The advantages of a family holding company in wealth management and succession

Holding familiar

A family holding company is a company set up between people from the same family in order to concentrate assets in one legal entity. This type of structure is usually used to concentrate the family’s assets (such as real estate, shareholdings, movable property, financial investments, etc.) in order to facilitate management, reduce tax burdens, avoid excessive expenses in the event of an inventory and also avoid family disputes.

One example of the successful use of family holding companies that was publicized a few weeks ago was the family holding company set up by Silvio Santos’ family. When the presenter passed away, many people even considered a future family conflict over the distribution of the inheritance. However, the communicator anticipated this and created a family holding company while he was still alive, thus making it clear how the family’s properties would be managed, distributed and controlled.

By centralizing the administration of his assets and preparing robust succession planning, Silvio Santos demonstrated how family holding companies can serve as a powerful tool to ensure the continuity and growth of family assets, minimizing disputes and promoting a smooth transition for heirs.

Through the use of a family holding company, it is possible to establish succession rules related to the assets allocated to the legal entity by means of a partners’ agreement and in the articles of association, which are more feasible and easier to interpret when compared to the rules applicable to individuals, in addition to dispensing with the need to draw up a judicial inventory for the assets included in the holding company, resulting in a considerable reduction in the time associated with the transfer of assets and avoiding extra costs with the Judiciary.

Another point that reflects the importance of family holding companies in asset and tax protection is the possibility that, in some cases, the calculation basis for the Causa Mortis and Donation Transfer Tax (ITCMD) will be the book value of assets, rather than the market value, when donating shares in a company.

It is also worth remembering the expectation of an increase in the tax burden, especially with regard to the ITCMD, the rate of which could rise, as in the state of São Paulo, from the current 4% to up to 8% (with a progressive rate of between 2% and 8% if the current Bill 7/24 is approved and converted into law). Also to be taken into account is the fact that the Federal Senate is currently considering Bill 57/2019, which provides for an increase in the tax rate to 16%.

From a tax point of view, family holding companies offer great advantages. By pooling assets in a single legal entity, the tax burden can be minimized.
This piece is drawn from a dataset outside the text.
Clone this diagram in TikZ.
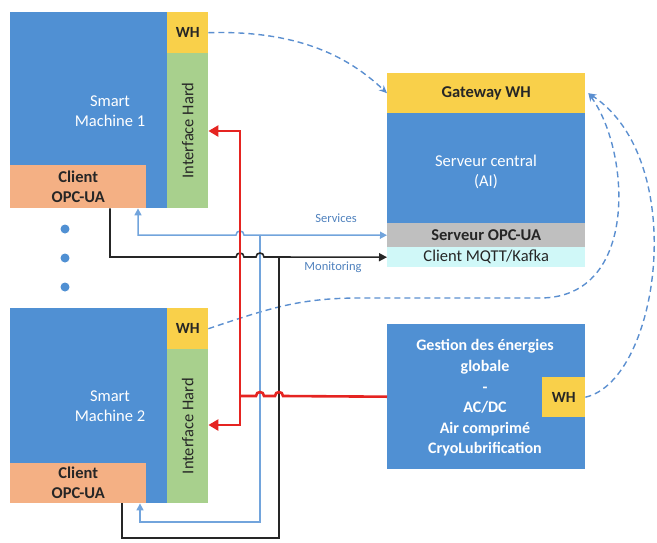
\documentclass[tikz,border=0pt]{standalone}
\usepackage{fontspec}
\setmainfont{Carlito}
\usetikzlibrary{arrows.meta,calc}
\definecolor{mblue}{HTML}{5090D3}
\definecolor{gold}{HTML}{F9D04A}
\definecolor{lgreen}{HTML}{A8D08D}
\definecolor{lorange}{HTML}{F4B084}
\definecolor{lgray}{HTML}{BFBFBF}
\definecolor{lcyan}{HTML}{D0F8F8}
\definecolor{txt}{HTML}{262626}
\definecolor{lineblue}{HTML}{72A4DC}
\definecolor{dashblue}{HTML}{5B8FD0}
\definecolor{labblue}{HTML}{4F81BD}
\definecolor{redl}{HTML}{E52421}
\begin{document}
\begin{tikzpicture}[x=1pt,y=-1pt,
  box/.style={inner sep=0pt, anchor=north west, align=center},
  big/.style={font=\fontsize{16.5}{20}\selectfont},
  bigb/.style={font=\fontsize{16.5}{20}\selectfont\bfseries},
  whf/.style={font=\fontsize{15.5}{17}\selectfont\bfseries, text=txt},
  redln/.style={draw=redl, line width=2.6pt},
  blueln/.style={draw=lineblue, line width=1.5pt},
  blackln/.style={draw=txt, line width=1.6pt},
  dashln/.style={draw=dashblue, line width=1.4pt, dash pattern=on 6pt off 4pt},
  lab/.style={font=\fontsize{12.5}{14}\selectfont, text=labblue}
]
\useasboundingbox (0,0) rectangle (657,542);

% Smart Machine 1
\node[box,fill=mblue,minimum width=157pt,minimum height=196pt] (sm1) at (10,12) {};
\node[box,fill=gold,minimum width=41pt,minimum height=41pt,whf] (wh1) at (167,12) {WH};
\node[box,fill=lgreen,minimum width=41pt,minimum height=155pt] (ih1) at (167,53) {};
\node[rotate=90,big,text=txt] (ih1t) at (ih1.center) {Interface Hard};
\node[box,fill=lorange,minimum width=136pt,minimum height=43pt,bigb,text=txt] (c1) at (10,165) {Client\\OPC-UA};
\node[big,text=white,align=center] (sm1t) at (110,111) {Smart\\Machine 1};

% dots
\fill[mblue] (65,229) circle (4.5) (65,258) circle (4.5) (65,287) circle (4.5);

% Smart Machine 2
\node[box,fill=mblue,minimum width=157pt,minimum height=195pt] (sm2) at (10,308) {};
\node[box,fill=gold,minimum width=41pt,minimum height=41pt,whf] (wh2) at (167,308) {WH};
\node[box,fill=lgreen,minimum width=41pt,minimum height=154pt] (ih2) at (167,349) {};
\node[rotate=90,big,text=txt] (ih2t) at (ih2.center) {Interface Hard};
\node[box,fill=lorange,minimum width=136pt,minimum height=40pt,bigb,text=txt] (c2) at (10,463) {Client\\OPC-UA};
\node[big,text=white,align=center] (sm2t) at (110,406) {Smart\\Machine 2};

% Central server
\node[box,fill=gold,minimum width=198pt,minimum height=40pt,bigb,text=txt] (gw) at (387,73) {Gateway WH};
\node[box,fill=mblue,minimum width=198pt,minimum height=110pt] (sc) at (387,113) {};
\node[big,text=white,align=center] (sct) at (486,172) {Serveur central\\(AI)};
\node[box,fill=lgray,minimum width=198pt,minimum height=24pt,bigb,text=txt] (sopc) at (387,223) {Serveur OPC-UA};
\node[box,fill=lcyan,minimum width=198pt,minimum height=20pt,big,text=txt] (mqtt) at (387,247) {Client MQTT/Kafka};

% Energy management
\node[box,fill=mblue,minimum width=198pt,minimum height=145pt] (gest) at (387,324) {};
\node[text=white,align=center,font=\fontsize{16}{20.6}\selectfont\bfseries] (gestt) at (485,398) {Gestion des énergies\\globale\\-\\AC/DC\\Air comprimé\\CryoLubrification};
\node[box,fill=gold,minimum width=43pt,minimum height=40pt,whf] (ghw) at (542,377) {WH};

% labels
\node[lab] (lserv) at (336,218) {Services};
\node[lab] (lmon) at (333,267) {Monitoring};

% coordinates
\coordinate (rtop) at (240,131);
\coordinate (rbot) at (240,425);
\coordinate (rj) at (240,396);
\coordinate (bj) at (260,235);
\coordinate (bl1) at (138,235);
\coordinate (bb) at (260,522);
\coordinate (bl2) at (140,522);
\coordinate (kl1) at (110,257);
\coordinate (kj) at (279,257);
\coordinate (kb) at (279,538);
\coordinate (kl2) at (122,538);

% dashed WH links
\draw[dashln,-{Stealth[length=8pt,width=7pt]}] (wh1.east) .. controls (300,30) and (350,58) .. (gw.west);
\draw[dashln,-{Stealth[length=8pt,width=7pt]}] (wh2.east) .. controls (270,308) and (300,298) .. (360,298) -- (540,298) .. controls (640,298) and (630,150) .. ($(gw.east)+(3,0)$);
\draw[dashln,-{Stealth[length=8pt,width=7pt]}] (ghw.east) .. controls (660,380) and (690,160) .. ($(gw.east)+(3,0)$);

% blue services
\draw[blueln,-{Triangle[length=7pt,width=7pt]}] (bj) -- (sopc.west);
\draw[blueln,-{Triangle[length=7pt,width=7pt]}] (bj) -- ($(rtop|-bj)+(4,0)$) .. controls ($(rtop|-bj)+(4,-5.3)$) and ($(rtop|-bj)+(-4,-5.3)$) .. ($(rtop|-bj)+(-4,0)$) -- (bl1) -- (bl1|-c1.south);
\draw[blueln,-{Triangle[length=7pt,width=7pt]}] (bj) -- (bb) -- (bl2) -- (bl2|-c2.south);

% black monitoring
\draw[blackln,-{Triangle[length=8pt,width=8pt]}] (kl1|-c1.south) -- (kl1) -- ($(rtop|-kl1)+(-4,0)$) .. controls ($(rtop|-kl1)+(-4,-5.3)$) and ($(rtop|-kl1)+(4,-5.3)$) .. ($(rtop|-kl1)+(4,0)$) -- ($(bj|-kl1)+(-4,0)$) .. controls ($(bj|-kl1)+(-4,-5.3)$) and ($(bj|-kl1)+(4,-5.3)$) .. ($(bj|-kl1)+(4,0)$) -- (mqtt.west);
\draw[blackln] (kj) -- (kb) -- (kl2) -- (kl2|-c2.south);

% red power
\draw[redln,{Triangle[length=10pt,width=11pt]}-{Triangle[length=10pt,width=11pt]}] (ih1.east|-rtop) -- (rtop) -- (rbot) -- (ih2.east|-rbot);
\draw[redln] (gest.west) -- ($(kj|-rj)+(4,0)$) .. controls ($(kj|-rj)+(4,-5.3)$) and ($(kj|-rj)+(-4,-5.3)$) .. ($(kj|-rj)+(-4,0)$) -- ($(bj|-rj)+(4,0)$) .. controls ($(bj|-rj)+(4,-5.3)$) and ($(bj|-rj)+(-4,-5.3)$) .. ($(bj|-rj)+(-4,0)$) -- (rj);
\end{tikzpicture}
\end{document}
For example, ITCMD is calculated based on the value of the assets at the time they are transferred to the company, which generally results in a lower tax base compared to what would be used in a future inventory. In addition, dividends distributed by the holding company are currently exempt from income tax and the payment of assets into the holding company’s share capital may, in some cases, also be exempt from Real Estate Transfer Tax (ITBI).

The governance structure established by a family holding company also makes it easier to manage internal disputes. Clear provisions, such as decision-making rules and dispute resolution mechanisms, can be included in the articles of association and shareholders’ agreement to minimize disputes and ensure a more harmonious operation. In addition, the presence of a board of directors, which can be made up of independent members, acts as an impartial intermediary and ensures that decisions are taken in a balanced way.

Another advantage of family holding companies is that they can facilitate the diversification of activities and investments. The centralization of shares and assets in a single entity by the holding company ensures that the investment portfolio has a unified and strategic vision. This not only simplifies management, but also allows the family to explore new business opportunities in a safer and more efficient way and to expand its activity in the market without compromising the protection of assets.

It is important to remember that the implementation of a family holding company requires a thorough legal analysis, which will consider: (i) the family structure, including the specificities of each family, and its objectives; (ii) which assets should be contributed to the company’s share capital; (iii) contractual and tax impacts; (iv) governance rules, among others.

Combining tax optimization, asset protection, dispute management and the promotion of investment diversification, holding companies have become an attractive solution for families looking for an integrated and efficient approach to managing their resources. It is worth remembering that each family holding company is unique and must be structured with legal assistance. Simply setting up a company without an in-depth legal study can lead to costs, bureaucracy and problems in the future. With the right structure, a family holding company can position the family for sustainable and secure growth in the future.